Sometimes I live in a fog. Really, it wasn't until very recently - like weeks ago when my brother sent me the Spotify playlist of Pitchfork's 50 best Christmas tunes - that I had any idea that Joni Mitchell's River had kind of entered the Christmas music canon. And honestly, I'm not sure that it belongs. Well, it starts and ends with a minor key riff on Jingle Bells, and it begins and ends with lyrics about Christmas:
It's coming on Christmas
They're cutting down trees
They're putting up reindeer
And singing songs of joy and peace
But it isn't really about Christmas, and it's certainly not terribly happy, and when I cued up the version by Madeleine Peyroux and k.d. lang, my sister burst into tears and I had to turn it off.
So, I'm not entirely sure why I'm including it at all, except that that Peyroux/lang cover is gorgeous.
Me being me, I had to poke around on the tubes. Despite finding a Washington Post article titled How a ‘thoroughly depressing’ Joni Mitchell song became a Christmas classic, I am still rather mystified. It seems awfully reductive to assign a song to the Christmas canon simply because it mentions Christmas.

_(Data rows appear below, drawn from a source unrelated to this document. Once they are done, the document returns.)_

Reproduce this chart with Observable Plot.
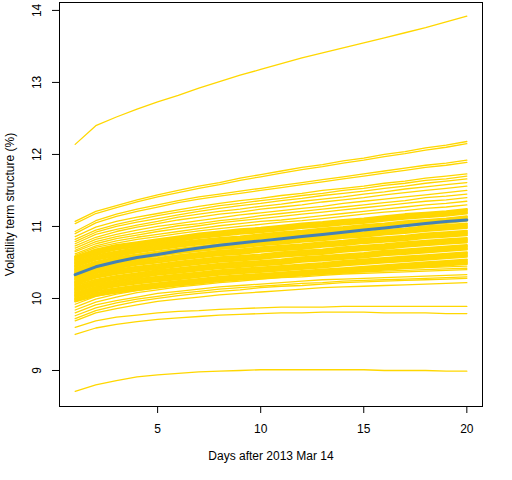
<!DOCTYPE html>
<html>
<head>
<meta charset="utf-8">
<script src="https://cdn.jsdelivr.net/npm/d3@7"></script>
<script src="https://cdn.jsdelivr.net/npm/@observablehq/plot@0.6"></script>
<style>
  html, body { margin: 0; padding: 0; background: white; }
</style>
</head>
<body>
<div id="chart"></div>
<script>
const days = [1,2,3,4,5,6,7,8,9,10,11,12,13,14,15,16,17,18,19,20];
const xTicks = [5, 10, 15, 20];
const yTicks = [9, 10, 11, 12, 13, 14];
const xTitle = "Days after 2013 Mar 14";
const yTitle = "Volatility term structure (%)";

// Highest path and the parallel pair beneath it
const topPaths = [
  [12.14,12.40,12.52,12.63,12.73,12.82,12.92,13.01,13.10,13.18,13.26,13.34,13.41,13.48,13.55,13.62,13.69,13.76,13.84,13.92],
  [11.07,11.21,11.29,11.37,11.44,11.50,11.56,11.61,11.67,11.72,11.77,11.82,11.86,11.91,11.95,12.00,12.04,12.09,12.13,12.18],
  [11.04,11.18,11.26,11.34,11.41,11.47,11.53,11.58,11.64,11.69,11.74,11.79,11.83,11.88,11.92,11.97,12.01,12.06,12.10,12.15]
];

// Sparser paths above the dense band
const upperPaths = [
  [10.93,11.08,11.17,11.24,11.30,11.36,11.41,11.45,11.49,11.53,11.57,11.61,11.65,11.69,11.73,11.77,11.81,11.85,11.88,11.92],
  [10.90,11.05,11.14,11.21,11.27,11.33,11.38,11.42,11.46,11.50,11.54,11.58,11.62,11.66,11.70,11.74,11.78,11.82,11.85,11.89],
  [10.86,10.99,11.07,11.13,11.18,11.23,11.28,11.32,11.36,11.39,11.43,11.46,11.50,11.53,11.56,11.60,11.63,11.67,11.70,11.73],
  [10.82,10.95,11.03,11.09,11.15,11.20,11.24,11.29,11.32,11.36,11.39,11.43,11.46,11.50,11.53,11.57,11.60,11.64,11.66,11.70],
  [10.79,10.92,11.00,11.06,11.11,11.16,11.21,11.25,11.29,11.32,11.36,11.39,11.43,11.46,11.49,11.53,11.56,11.60,11.63,11.66],
  [10.76,10.89,10.96,11.02,11.07,11.13,11.17,11.21,11.24,11.28,11.31,11.35,11.38,11.41,11.45,11.48,11.52,11.55,11.58,11.61],
  [10.73,10.85,10.93,10.99,11.04,11.09,11.13,11.17,11.20,11.24,11.27,11.30,11.34,11.37,11.40,11.44,11.47,11.50,11.53,11.56],
  [10.70,10.82,10.89,10.95,11.00,11.04,11.08,11.12,11.16,11.19,11.22,11.25,11.28,11.32,11.35,11.38,11.41,11.44,11.47,11.50],
  [10.67,10.79,10.86,10.91,10.96,11.01,11.04,11.08,11.11,11.15,11.18,11.21,11.24,11.27,11.30,11.33,11.36,11.40,11.42,11.45],
  [10.65,10.76,10.83,10.88,10.93,10.97,11.01,11.05,11.08,11.11,11.14,11.17,11.20,11.23,11.26,11.29,11.32,11.35,11.37,11.40],
  [10.62,10.73,10.80,10.85,10.89,10.93,10.97,11.01,11.04,11.07,11.09,11.12,11.15,11.18,11.21,11.24,11.27,11.30,11.32,11.35],
  [10.60,10.71,10.77,10.82,10.86,10.90,10.94,10.97,11.00,11.03,11.06,11.08,11.11,11.14,11.17,11.20,11.22,11.25,11.27,11.30]
];

// Dense central band
const bandPaths = [
  [10.58,10.68,10.74,10.78,10.82,10.86,10.90,10.93,10.96,10.98,11.01,11.04,11.06,11.09,11.11,11.14,11.17,11.19,11.21,11.24],
  [10.56,10.66,10.72,10.76,10.80,10.84,10.88,10.91,10.94,10.96,10.99,11.02,11.04,11.07,11.09,11.12,11.15,11.17,11.19,11.22],
  [10.54,10.64,10.70,10.74,10.78,10.82,10.86,10.89,10.92,10.94,10.97,11.00,11.02,11.05,11.07,11.10,11.13,11.15,11.17,11.20],
  [10.52,10.62,10.68,10.72,10.76,10.80,10.84,10.87,10.90,10.92,10.95,10.98,11.00,11.03,11.05,11.08,11.11,11.13,11.15,11.18],
  [10.50,10.60,10.65,10.70,10.74,10.78,10.81,10.84,10.86,10.89,10.92,10.94,10.97,10.99,11.02,11.04,11.07,11.09,11.11,11.14],
  [10.48,10.58,10.63,10.68,10.72,10.76,10.79,10.82,10.84,10.87,10.90,10.92,10.95,10.97,11.00,11.02,11.05,11.07,11.09,11.12],
  [10.46,10.56,10.61,10.66,10.70,10.74,10.77,10.80,10.82,10.85,10.88,10.90,10.93,10.95,10.98,11.00,11.03,11.05,11.07,11.10],
  [10.44,10.54,10.59,10.64,10.68,10.72,10.75,10.78,10.80,10.83,10.86,10.88,10.91,10.93,10.96,10.98,11.01,11.03,11.05,11.08],
  [10.42,10.51,10.57,10.61,10.65,10.69,10.72,10.75,10.77,10.80,10.82,10.85,10.87,10.90,10.92,10.95,10.97,11.00,11.02,11.04],
  [10.40,10.49,10.55,10.59,10.63,10.67,10.70,10.73,10.75,10.78,10.80,10.83,10.85,10.88,10.90,10.93,10.95,10.98,11.00,11.02],
  [10.38,10.47,10.53,10.57,10.61,10.65,10.68,10.71,10.73,10.76,10.78,10.81,10.83,10.86,10.88,10.91,10.93,10.96,10.98,11.00],
  [10.36,10.45,10.51,10.55,10.59,10.63,10.66,10.69,10.71,10.74,10.76,10.79,10.81,10.84,10.86,10.89,10.91,10.94,10.96,10.98],
  [10.34,10.43,10.48,10.53,10.56,10.60,10.63,10.66,10.68,10.71,10.73,10.75,10.78,10.80,10.83,10.85,10.87,10.90,10.92,10.94],
  [10.32,10.41,10.46,10.51,10.54,10.58,10.61,10.64,10.66,10.69,10.71,10.73,10.76,10.78,10.81,10.83,10.85,10.88,10.90,10.92],
  [10.30,10.39,10.44,10.49,10.52,10.56,10.59,10.62,10.64,10.67,10.69,10.71,10.74,10.76,10.79,10.81,10.83,10.86,10.88,10.90],
  [10.28,10.37,10.42,10.47,10.50,10.54,10.57,10.60,10.62,10.65,10.67,10.69,10.72,10.74,10.77,10.79,10.81,10.84,10.86,10.88],
  [10.26,10.35,10.40,10.44,10.47,10.51,10.54,10.57,10.59,10.61,10.64,10.66,10.68,10.71,10.73,10.75,10.78,10.80,10.82,10.84],
  [10.24,10.33,10.38,10.42,10.45,10.49,10.52,10.55,10.57,10.59,10.62,10.64,10.66,10.69,10.71,10.73,10.76,10.78,10.80,10.82],
  [10.22,10.31,10.36,10.40,10.43,10.47,10.50,10.53,10.55,10.57,10.60,10.62,10.64,10.67,10.69,10.71,10.74,10.76,10.78,10.80],
  [10.20,10.29,10.34,10.38,10.41,10.45,10.48,10.51,10.53,10.55,10.58,10.60,10.62,10.65,10.67,10.69,10.72,10.74,10.76,10.78],
  [10.18,10.26,10.31,10.35,10.39,10.42,10.45,10.48,10.50,10.52,10.54,10.57,10.59,10.61,10.63,10.66,10.68,10.70,10.72,10.74],
  [10.16,10.24,10.29,10.33,10.37,10.40,10.43,10.46,10.48,10.50,10.52,10.55,10.57,10.59,10.61,10.64,10.66,10.68,10.70,10.72],
  [10.14,10.22,10.27,10.31,10.35,10.38,10.41,10.44,10.46,10.48,10.50,10.53,10.55,10.57,10.59,10.62,10.64,10.66,10.68,10.70],
  [10.12,10.20,10.25,10.29,10.33,10.36,10.39,10.42,10.44,10.46,10.48,10.51,10.53,10.55,10.57,10.60,10.62,10.64,10.66,10.68],
  [10.10,10.18,10.23,10.27,10.30,10.33,10.36,10.39,10.41,10.43,10.45,10.47,10.49,10.52,10.54,10.56,10.58,10.60,10.62,10.64],
  [10.08,10.16,10.21,10.25,10.28,10.31,10.34,10.37,10.39,10.41,10.43,10.45,10.47,10.50,10.52,10.54,10.56,10.58,10.60,10.62],
  [10.06,10.14,10.19,10.23,10.26,10.29,10.32,10.35,10.37,10.39,10.41,10.43,10.45,10.48,10.50,10.52,10.54,10.56,10.58,10.60],
  [10.04,10.12,10.17,10.21,10.24,10.27,10.30,10.33,10.35,10.37,10.39,10.41,10.43,10.46,10.48,10.50,10.52,10.54,10.56,10.58],
  [10.02,10.10,10.14,10.18,10.21,10.24,10.27,10.30,10.32,10.34,10.36,10.38,10.40,10.42,10.44,10.46,10.48,10.50,10.52,10.54],
  [10.00,10.08,10.12,10.16,10.19,10.22,10.25,10.28,10.30,10.32,10.34,10.36,10.38,10.40,10.42,10.44,10.46,10.48,10.50,10.52],
  [9.98,10.06,10.10,10.14,10.17,10.20,10.23,10.26,10.28,10.30,10.32,10.34,10.36,10.38,10.40,10.42,10.44,10.46,10.48,10.50],
  [9.96,10.04,10.08,10.12,10.15,10.18,10.21,10.24,10.26,10.28,10.30,10.32,10.34,10.36,10.38,10.40,10.42,10.44,10.46,10.48]
];

// Paths below the dense band
const lowerPaths = [
  [9.92,10.03,10.09,10.14,10.19,10.22,10.25,10.28,10.30,10.32,10.34,10.36,10.38,10.39,10.40,10.41,10.42,10.43,10.44,10.45],
  [9.88,9.99,10.06,10.11,10.15,10.19,10.22,10.25,10.27,10.29,10.31,10.33,10.34,10.36,10.37,10.38,10.39,10.40,10.41,10.42],
  [9.84,9.95,10.02,10.08,10.12,10.16,10.19,10.22,10.24,10.27,10.29,10.30,10.32,10.34,10.35,10.36,10.37,10.38,10.39,10.40],
  [9.80,9.91,9.97,10.02,10.07,10.10,10.13,10.16,10.18,10.20,10.22,10.24,10.26,10.27,10.28,10.29,10.30,10.31,10.32,10.33],
  [9.76,9.87,9.94,9.99,10.03,10.07,10.10,10.13,10.15,10.17,10.19,10.21,10.22,10.24,10.25,10.26,10.27,10.28,10.29,10.30],
  [9.72,9.83,9.90,9.96,10.00,10.04,10.07,10.10,10.12,10.15,10.17,10.18,10.20,10.22,10.23,10.24,10.25,10.26,10.27,10.28],
  [9.69,9.80,9.86,9.91,9.96,9.99,10.02,10.05,10.07,10.09,10.11,10.13,10.15,10.16,10.17,10.18,10.19,10.20,10.21,10.22],
  [9.60,9.69,9.74,9.77,9.80,9.82,9.83,9.85,9.86,9.87,9.88,9.88,9.88,9.89,9.89,9.89,9.89,9.89,9.89,9.89],
  [9.50,9.59,9.64,9.68,9.71,9.73,9.75,9.77,9.78,9.79,9.80,9.80,9.81,9.81,9.81,9.80,9.80,9.80,9.79,9.79],
  [8.71,8.80,8.86,8.91,8.94,8.96,8.98,8.99,9.00,9.01,9.01,9.01,9.01,9.01,9.01,9.00,9.00,9.00,8.99,8.99]
];

// Average term structure (blue)
const meanPath = [10.33,10.44,10.51,10.57,10.61,10.66,10.70,10.74,10.77,10.80,10.83,10.86,10.89,10.92,10.95,10.98,11.01,11.04,11.07,11.09];

const toRows = (paths, tag) => paths.flatMap((p, i) => p.map((v, j) => ({id: tag + i, day: days[j], v})));
const outerRows = [...toRows(topPaths, "t"), ...toRows(upperPaths, "u"), ...toRows(lowerPaths, "l")];
const bandRows = toRows(bandPaths, "b");
const meanRows = meanPath.map((v, j) => ({day: days[j], v}));

const chart = Plot.plot({
  width: 512,
  height: 480,
  marginLeft: 59,
  marginRight: 30,
  marginTop: 2,
  marginBottom: 74,
  style: {fontFamily: "'Liberation Sans', Arial, Helvetica, sans-serif", fontSize: "12px", background: "white", color: "black"},
  x: {domain: [0.24, 20.76]},
  y: {domain: [8.5, 14.11]},
  marks: [
    Plot.line(bandRows, {x: "day", y: "v", z: "id", stroke: "#FFD700", strokeWidth: 2.2}),
    Plot.line(outerRows, {x: "day", y: "v", z: "id", stroke: "#FFD700", strokeWidth: 1.3}),
    Plot.line(meanRows, {x: "day", y: "v", stroke: "#4682B4", strokeWidth: 3}),
    Plot.frame({stroke: "black", strokeWidth: 1}),
    Plot.axisX({ticks: xTicks, tickSize: 7, tickPadding: 11, fontSize: 12, label: null, stroke: "black"}),
    Plot.axisY({ticks: yTicks, tickSize: 7, tickFormat: () => "", label: null, stroke: "black"}),
    Plot.text(yTicks, {y: d => d, text: d => String(d), frameAnchor: "left", dx: -22, rotate: -90, textAnchor: "middle", lineAnchor: "middle", fontSize: 12, fill: "black"}),
    Plot.text([xTitle], {frameAnchor: "bottom", dy: 50, lineAnchor: "middle", fontSize: 12, fill: "black"}),
    Plot.text([yTitle], {frameAnchor: "left", dx: -49, rotate: -90, textAnchor: "middle", lineAnchor: "middle", fontSize: 12, fill: "black"})
  ]
});
document.getElementById("chart").appendChild(chart);
</script>
</body>
</html>
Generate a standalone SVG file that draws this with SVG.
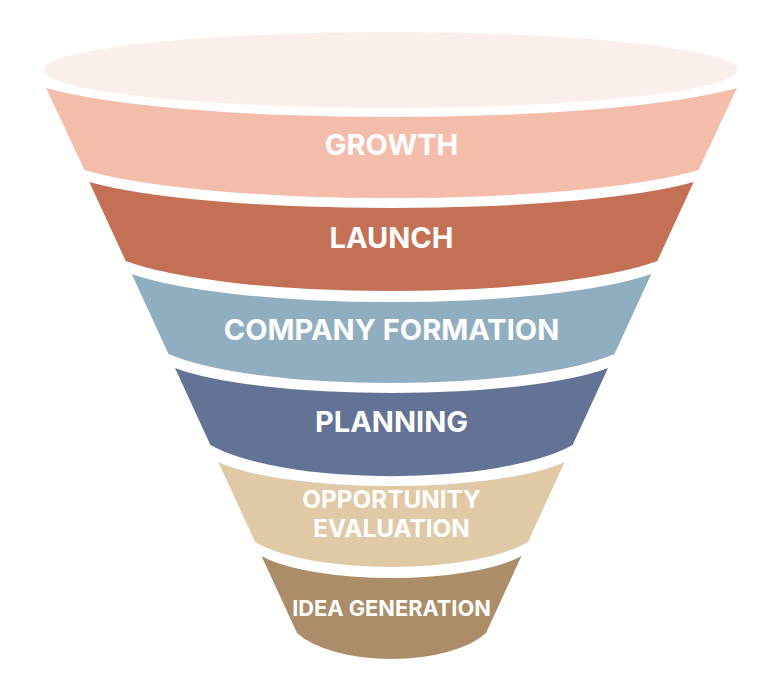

But I am embracing the flow of that frozen river.
3 comments:
I listen to it all year long, but it's on Sarah McLachlan's Wintersong, so it goes on my Christmas playlist, along with Bittersweet Eve and various other sad songs. This time of the year is bittersweet at the best of times, so I like the mix. Next: do you think Die Hard is a Christmas movie? :)
I love Robert Downey Jr.'s version. The holiday season magnifies every emotion, including melancholy and heartache, and so I like the sad songs as well as the "beautiful" ones.
I've always liked the Indigo Girls cover.